* _DIRECTION_: Print exactly the lines from the first one down to the line that contains "alarm_levels = [540, 690, 790]", both included, and skip the pictures.
⟨
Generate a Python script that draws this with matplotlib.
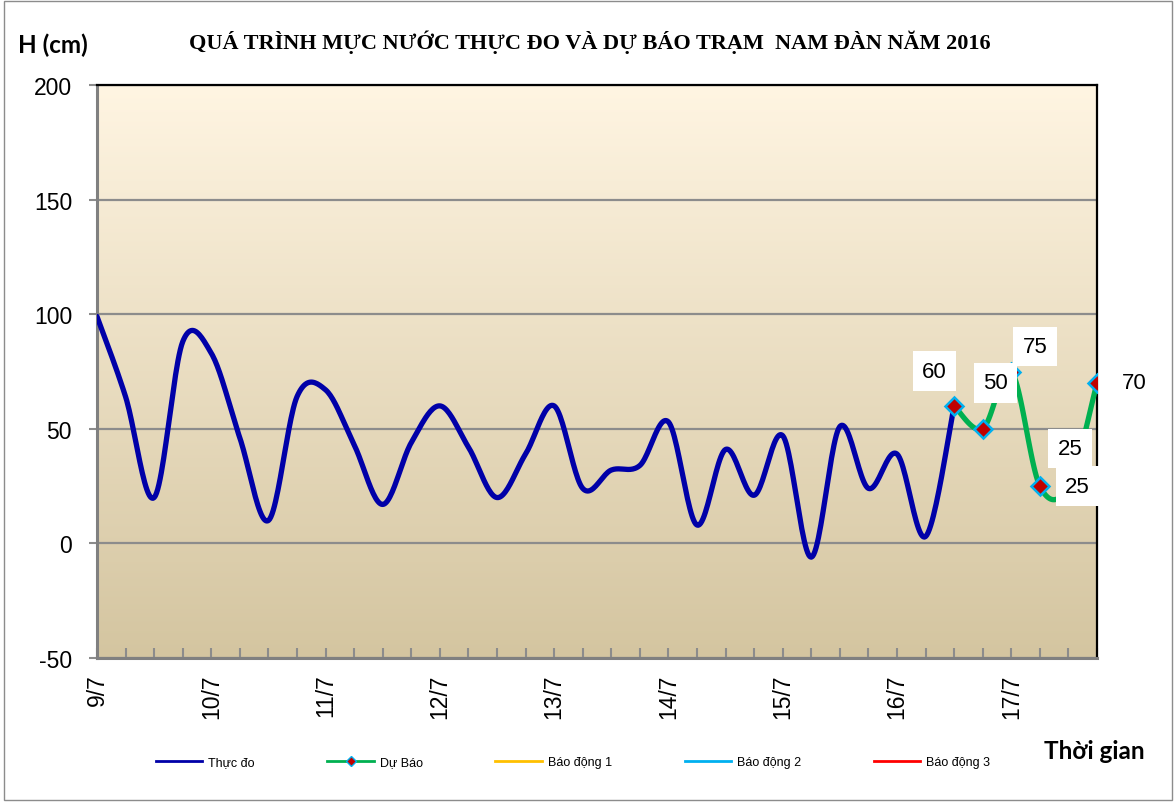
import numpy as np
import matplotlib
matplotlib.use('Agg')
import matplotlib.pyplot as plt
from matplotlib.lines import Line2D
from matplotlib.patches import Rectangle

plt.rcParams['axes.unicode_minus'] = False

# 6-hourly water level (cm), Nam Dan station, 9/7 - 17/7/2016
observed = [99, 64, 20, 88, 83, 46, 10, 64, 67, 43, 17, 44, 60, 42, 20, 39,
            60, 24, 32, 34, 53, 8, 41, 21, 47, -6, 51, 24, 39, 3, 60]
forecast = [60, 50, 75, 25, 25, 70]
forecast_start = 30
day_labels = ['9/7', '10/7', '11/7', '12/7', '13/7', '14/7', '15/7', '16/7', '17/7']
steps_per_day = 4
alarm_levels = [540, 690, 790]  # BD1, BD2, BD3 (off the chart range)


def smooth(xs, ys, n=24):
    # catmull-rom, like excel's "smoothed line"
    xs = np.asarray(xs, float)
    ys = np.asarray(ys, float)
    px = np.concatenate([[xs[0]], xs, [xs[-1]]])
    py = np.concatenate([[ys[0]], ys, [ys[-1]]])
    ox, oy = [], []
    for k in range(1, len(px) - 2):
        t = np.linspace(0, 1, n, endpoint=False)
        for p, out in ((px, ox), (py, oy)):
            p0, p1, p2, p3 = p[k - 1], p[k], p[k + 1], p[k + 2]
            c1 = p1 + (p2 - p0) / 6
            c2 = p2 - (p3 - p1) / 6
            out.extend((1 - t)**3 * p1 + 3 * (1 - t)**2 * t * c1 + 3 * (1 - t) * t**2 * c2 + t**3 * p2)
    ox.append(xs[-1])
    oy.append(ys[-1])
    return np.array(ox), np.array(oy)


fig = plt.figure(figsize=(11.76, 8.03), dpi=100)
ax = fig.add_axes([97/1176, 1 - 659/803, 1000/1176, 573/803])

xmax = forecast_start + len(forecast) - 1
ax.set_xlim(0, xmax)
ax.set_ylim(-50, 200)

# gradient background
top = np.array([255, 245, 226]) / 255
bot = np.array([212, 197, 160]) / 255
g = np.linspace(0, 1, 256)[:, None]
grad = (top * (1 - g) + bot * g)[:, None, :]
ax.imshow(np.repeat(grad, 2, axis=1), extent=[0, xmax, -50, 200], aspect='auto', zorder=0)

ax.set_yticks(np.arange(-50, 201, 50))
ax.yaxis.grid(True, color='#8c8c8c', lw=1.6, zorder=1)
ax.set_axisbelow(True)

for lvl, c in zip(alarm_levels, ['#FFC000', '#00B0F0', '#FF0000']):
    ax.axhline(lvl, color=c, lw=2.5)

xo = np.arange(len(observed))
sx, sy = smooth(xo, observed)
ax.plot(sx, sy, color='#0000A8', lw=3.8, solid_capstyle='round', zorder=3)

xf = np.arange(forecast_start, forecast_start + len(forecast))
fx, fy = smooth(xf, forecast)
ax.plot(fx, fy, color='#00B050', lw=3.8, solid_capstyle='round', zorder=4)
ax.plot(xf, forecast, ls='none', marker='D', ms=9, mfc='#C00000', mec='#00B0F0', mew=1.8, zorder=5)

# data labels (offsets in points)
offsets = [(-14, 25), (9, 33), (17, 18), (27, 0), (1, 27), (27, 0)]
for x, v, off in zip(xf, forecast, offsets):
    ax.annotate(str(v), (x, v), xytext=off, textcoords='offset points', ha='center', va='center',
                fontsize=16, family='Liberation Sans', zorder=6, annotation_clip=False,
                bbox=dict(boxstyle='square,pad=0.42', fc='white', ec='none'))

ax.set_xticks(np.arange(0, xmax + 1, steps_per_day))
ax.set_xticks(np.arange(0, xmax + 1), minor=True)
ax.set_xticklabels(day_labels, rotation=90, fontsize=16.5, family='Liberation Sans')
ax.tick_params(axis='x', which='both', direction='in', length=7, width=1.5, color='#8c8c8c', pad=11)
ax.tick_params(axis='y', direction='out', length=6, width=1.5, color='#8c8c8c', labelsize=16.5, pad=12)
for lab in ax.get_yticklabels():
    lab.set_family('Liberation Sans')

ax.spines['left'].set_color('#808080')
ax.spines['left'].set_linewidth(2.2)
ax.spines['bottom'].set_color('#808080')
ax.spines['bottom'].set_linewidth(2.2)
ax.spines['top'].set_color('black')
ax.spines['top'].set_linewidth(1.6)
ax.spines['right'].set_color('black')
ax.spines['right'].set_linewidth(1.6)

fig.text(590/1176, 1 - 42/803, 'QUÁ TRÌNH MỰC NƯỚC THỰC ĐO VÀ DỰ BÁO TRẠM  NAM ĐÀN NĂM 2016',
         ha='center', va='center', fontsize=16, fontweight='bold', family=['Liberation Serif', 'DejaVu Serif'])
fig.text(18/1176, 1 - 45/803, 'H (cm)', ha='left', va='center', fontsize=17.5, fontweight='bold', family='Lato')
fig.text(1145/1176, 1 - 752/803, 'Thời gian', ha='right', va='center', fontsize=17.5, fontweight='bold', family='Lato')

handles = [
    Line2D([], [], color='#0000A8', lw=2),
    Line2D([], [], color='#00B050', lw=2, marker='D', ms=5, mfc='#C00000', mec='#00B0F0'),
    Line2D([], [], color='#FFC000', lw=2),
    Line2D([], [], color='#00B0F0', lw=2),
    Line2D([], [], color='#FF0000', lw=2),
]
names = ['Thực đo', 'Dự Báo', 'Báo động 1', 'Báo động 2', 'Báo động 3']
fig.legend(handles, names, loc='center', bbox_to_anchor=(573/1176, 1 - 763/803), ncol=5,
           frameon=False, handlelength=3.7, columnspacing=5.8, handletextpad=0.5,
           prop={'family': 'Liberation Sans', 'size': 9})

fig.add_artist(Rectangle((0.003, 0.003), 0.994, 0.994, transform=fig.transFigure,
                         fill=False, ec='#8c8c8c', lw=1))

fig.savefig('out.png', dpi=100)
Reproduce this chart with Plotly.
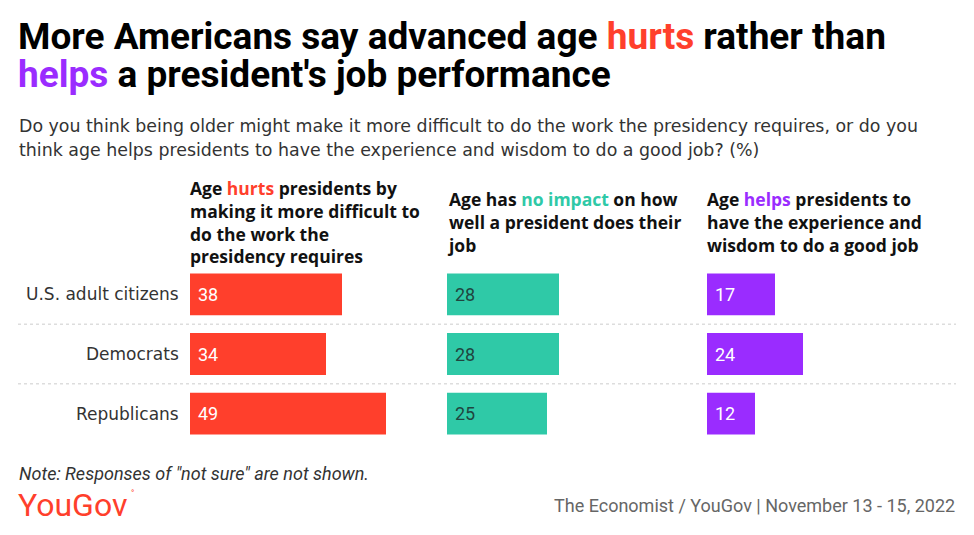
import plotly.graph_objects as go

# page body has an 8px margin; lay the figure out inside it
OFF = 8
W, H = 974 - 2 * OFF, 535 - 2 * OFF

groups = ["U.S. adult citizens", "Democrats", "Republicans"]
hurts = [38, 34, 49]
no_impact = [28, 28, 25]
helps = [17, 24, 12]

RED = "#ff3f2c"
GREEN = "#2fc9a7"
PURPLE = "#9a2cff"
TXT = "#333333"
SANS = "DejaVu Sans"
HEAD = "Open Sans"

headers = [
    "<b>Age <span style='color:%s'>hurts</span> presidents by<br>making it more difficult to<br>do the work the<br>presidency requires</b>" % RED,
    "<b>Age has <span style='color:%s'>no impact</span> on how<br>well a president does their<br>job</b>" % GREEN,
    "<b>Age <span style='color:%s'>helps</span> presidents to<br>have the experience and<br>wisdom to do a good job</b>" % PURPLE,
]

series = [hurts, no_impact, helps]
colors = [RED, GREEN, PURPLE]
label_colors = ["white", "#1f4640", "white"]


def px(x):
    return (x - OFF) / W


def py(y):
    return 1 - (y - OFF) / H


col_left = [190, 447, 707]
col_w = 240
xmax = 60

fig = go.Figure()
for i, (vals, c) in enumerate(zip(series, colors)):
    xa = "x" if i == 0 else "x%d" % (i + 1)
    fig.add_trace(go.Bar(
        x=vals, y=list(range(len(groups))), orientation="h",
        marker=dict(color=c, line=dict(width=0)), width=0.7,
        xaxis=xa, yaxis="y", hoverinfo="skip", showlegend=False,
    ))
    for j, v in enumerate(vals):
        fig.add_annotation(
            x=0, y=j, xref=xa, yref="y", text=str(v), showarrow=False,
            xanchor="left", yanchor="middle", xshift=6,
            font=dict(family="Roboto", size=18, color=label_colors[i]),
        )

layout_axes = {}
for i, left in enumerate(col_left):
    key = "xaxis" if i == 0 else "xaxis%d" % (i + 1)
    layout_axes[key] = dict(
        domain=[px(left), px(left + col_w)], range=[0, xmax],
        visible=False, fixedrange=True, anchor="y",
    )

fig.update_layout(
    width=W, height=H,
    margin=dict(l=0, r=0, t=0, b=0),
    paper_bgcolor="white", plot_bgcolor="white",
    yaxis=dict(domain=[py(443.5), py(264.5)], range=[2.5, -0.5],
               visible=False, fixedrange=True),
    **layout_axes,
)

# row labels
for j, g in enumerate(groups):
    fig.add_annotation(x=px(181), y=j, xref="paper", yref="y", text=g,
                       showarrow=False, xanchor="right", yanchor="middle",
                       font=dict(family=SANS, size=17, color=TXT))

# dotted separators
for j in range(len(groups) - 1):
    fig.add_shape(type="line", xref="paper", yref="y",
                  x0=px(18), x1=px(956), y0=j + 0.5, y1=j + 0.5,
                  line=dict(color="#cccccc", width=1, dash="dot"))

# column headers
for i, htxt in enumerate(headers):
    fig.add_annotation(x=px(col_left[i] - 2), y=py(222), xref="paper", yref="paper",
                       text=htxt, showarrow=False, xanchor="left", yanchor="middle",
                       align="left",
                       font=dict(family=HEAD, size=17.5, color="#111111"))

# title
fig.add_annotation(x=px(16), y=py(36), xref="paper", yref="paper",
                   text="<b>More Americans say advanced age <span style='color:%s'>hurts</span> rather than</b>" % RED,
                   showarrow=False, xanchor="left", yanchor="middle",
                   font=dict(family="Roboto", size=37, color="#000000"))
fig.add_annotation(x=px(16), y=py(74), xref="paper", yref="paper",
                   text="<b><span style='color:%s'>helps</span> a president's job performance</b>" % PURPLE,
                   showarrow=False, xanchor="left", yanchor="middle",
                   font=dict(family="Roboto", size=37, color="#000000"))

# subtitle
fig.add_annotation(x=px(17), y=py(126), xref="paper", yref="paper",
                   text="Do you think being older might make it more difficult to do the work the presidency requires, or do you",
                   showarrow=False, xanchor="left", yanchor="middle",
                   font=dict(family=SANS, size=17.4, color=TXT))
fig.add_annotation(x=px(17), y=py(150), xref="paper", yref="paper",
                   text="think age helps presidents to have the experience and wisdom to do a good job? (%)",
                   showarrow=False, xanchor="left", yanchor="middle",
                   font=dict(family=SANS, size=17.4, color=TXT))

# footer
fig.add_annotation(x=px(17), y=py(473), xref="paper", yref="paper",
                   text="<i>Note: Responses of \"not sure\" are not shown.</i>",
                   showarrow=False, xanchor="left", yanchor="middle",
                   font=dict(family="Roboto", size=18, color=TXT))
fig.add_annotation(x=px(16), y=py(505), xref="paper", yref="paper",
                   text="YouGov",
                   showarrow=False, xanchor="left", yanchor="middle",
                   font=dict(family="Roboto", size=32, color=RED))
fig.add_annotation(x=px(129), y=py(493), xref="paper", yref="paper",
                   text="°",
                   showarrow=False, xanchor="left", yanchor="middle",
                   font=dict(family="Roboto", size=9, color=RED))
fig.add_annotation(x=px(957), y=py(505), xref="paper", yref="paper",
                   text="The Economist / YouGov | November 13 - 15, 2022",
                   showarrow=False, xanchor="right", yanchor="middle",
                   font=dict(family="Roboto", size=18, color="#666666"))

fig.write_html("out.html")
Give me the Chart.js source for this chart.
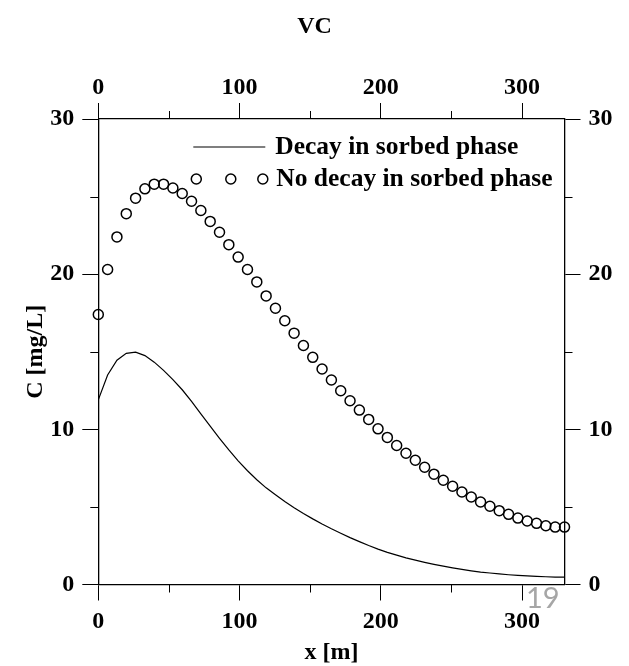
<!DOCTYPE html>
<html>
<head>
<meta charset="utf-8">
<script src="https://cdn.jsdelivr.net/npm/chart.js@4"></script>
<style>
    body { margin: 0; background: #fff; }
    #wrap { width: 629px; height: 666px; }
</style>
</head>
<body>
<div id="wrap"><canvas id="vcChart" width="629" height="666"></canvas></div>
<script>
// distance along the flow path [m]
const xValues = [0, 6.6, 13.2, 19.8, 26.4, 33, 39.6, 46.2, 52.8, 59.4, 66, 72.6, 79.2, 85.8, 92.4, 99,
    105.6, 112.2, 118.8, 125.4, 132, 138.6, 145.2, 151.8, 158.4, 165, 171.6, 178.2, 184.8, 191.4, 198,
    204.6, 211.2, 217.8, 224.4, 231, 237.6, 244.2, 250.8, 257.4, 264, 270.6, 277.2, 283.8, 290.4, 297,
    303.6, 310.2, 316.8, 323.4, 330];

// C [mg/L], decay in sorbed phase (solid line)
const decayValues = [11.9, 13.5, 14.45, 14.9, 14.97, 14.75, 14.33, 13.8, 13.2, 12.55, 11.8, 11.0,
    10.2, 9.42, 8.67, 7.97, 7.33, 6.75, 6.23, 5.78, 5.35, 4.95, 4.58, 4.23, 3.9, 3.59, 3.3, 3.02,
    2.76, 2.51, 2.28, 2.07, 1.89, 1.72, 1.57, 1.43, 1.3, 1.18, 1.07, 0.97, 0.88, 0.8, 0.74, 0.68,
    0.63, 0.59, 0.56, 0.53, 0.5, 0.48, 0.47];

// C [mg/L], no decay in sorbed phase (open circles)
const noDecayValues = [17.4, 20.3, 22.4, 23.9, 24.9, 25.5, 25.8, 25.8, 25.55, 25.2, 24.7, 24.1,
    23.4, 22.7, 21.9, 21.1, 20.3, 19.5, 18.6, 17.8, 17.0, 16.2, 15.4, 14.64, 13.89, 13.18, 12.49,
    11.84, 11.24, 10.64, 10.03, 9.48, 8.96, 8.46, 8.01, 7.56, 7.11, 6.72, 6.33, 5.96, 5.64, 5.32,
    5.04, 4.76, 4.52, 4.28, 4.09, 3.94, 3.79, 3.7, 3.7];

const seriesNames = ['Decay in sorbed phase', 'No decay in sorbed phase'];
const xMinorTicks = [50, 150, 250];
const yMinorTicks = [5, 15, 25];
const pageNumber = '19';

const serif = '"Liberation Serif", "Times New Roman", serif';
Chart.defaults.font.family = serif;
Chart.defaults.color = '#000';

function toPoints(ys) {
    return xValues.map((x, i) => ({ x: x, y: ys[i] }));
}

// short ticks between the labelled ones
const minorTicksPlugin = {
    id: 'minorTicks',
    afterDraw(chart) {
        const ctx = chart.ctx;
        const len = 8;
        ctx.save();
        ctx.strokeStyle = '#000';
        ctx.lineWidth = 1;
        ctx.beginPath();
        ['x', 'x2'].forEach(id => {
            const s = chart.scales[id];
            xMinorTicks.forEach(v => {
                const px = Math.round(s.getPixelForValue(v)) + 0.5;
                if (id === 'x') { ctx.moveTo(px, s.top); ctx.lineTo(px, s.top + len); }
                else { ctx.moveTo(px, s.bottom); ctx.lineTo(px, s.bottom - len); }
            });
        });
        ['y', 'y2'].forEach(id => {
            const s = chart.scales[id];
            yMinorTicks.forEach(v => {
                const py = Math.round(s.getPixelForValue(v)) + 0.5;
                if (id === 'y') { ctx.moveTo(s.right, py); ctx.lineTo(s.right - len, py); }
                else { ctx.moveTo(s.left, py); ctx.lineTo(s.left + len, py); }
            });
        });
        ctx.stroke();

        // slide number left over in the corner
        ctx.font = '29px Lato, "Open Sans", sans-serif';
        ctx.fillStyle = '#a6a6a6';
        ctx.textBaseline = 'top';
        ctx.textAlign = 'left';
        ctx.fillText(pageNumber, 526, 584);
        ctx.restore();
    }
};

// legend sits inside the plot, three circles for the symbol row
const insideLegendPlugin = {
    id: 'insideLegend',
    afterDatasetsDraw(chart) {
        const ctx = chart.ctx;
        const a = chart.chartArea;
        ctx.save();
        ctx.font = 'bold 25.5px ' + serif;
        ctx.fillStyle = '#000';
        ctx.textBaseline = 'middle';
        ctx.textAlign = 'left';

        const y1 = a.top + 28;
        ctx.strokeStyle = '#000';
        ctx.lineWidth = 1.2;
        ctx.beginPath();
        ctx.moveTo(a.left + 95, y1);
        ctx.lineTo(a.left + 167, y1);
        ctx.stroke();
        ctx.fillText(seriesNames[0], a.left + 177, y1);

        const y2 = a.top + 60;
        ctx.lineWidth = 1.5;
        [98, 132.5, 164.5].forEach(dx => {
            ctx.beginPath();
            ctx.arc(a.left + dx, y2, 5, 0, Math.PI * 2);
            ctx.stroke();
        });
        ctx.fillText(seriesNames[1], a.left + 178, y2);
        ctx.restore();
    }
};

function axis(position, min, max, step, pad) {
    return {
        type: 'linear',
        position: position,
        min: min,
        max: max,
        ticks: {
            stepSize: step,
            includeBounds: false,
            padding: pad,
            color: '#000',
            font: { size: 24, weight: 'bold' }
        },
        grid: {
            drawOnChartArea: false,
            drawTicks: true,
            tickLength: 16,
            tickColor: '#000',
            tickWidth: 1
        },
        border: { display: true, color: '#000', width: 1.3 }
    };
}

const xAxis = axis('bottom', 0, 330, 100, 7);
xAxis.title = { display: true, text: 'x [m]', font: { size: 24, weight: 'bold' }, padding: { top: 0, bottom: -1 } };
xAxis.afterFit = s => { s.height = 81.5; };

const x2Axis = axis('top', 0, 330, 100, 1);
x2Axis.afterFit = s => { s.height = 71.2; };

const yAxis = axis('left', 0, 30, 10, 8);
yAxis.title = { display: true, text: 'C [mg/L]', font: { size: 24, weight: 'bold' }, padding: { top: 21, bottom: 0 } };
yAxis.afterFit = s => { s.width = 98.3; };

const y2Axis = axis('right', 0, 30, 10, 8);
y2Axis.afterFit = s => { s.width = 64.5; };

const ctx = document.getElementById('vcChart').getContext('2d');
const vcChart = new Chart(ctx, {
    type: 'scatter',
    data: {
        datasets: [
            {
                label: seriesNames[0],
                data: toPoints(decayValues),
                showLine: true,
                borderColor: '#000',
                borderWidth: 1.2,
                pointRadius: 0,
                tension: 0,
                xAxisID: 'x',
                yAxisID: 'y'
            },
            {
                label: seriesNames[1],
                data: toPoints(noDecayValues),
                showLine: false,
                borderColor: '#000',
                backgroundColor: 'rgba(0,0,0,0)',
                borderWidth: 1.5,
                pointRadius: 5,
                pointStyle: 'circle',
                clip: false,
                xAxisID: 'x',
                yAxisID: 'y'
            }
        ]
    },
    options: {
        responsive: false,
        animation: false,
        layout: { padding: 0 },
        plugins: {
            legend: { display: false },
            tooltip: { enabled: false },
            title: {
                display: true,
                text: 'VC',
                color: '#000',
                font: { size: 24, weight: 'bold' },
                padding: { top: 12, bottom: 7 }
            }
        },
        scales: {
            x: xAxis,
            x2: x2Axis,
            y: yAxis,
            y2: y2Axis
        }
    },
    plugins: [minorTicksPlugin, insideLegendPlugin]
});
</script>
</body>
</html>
⟩
* _REPLY TO THE EXERCISE_:
Generate a Python script that draws this with matplotlib.
import numpy as np
import matplotlib
matplotlib.use('Agg')
import matplotlib.pyplot as plt
from matplotlib.lines import Line2D
from matplotlib.patches import Rectangle

plt.rcParams['axes.unicode_minus'] = False

# 6-hourly water level (cm), Nam Dan station, 9/7 - 17/7/2016
observed = [99, 64, 20, 88, 83, 46, 10, 64, 67, 43, 17, 44, 60, 42, 20, 39,
            60, 24, 32, 34, 53, 8, 41, 21, 47, -6, 51, 24, 39, 3, 60]
forecast = [60, 50, 75, 25, 25, 70]
forecast_start = 30
day_labels = ['9/7', '10/7', '11/7', '12/7', '13/7', '14/7', '15/7', '16/7', '17/7']
steps_per_day = 4
alarm_levels = [540, 690, 790]  # BD1, BD2, BD3 (off the chart range)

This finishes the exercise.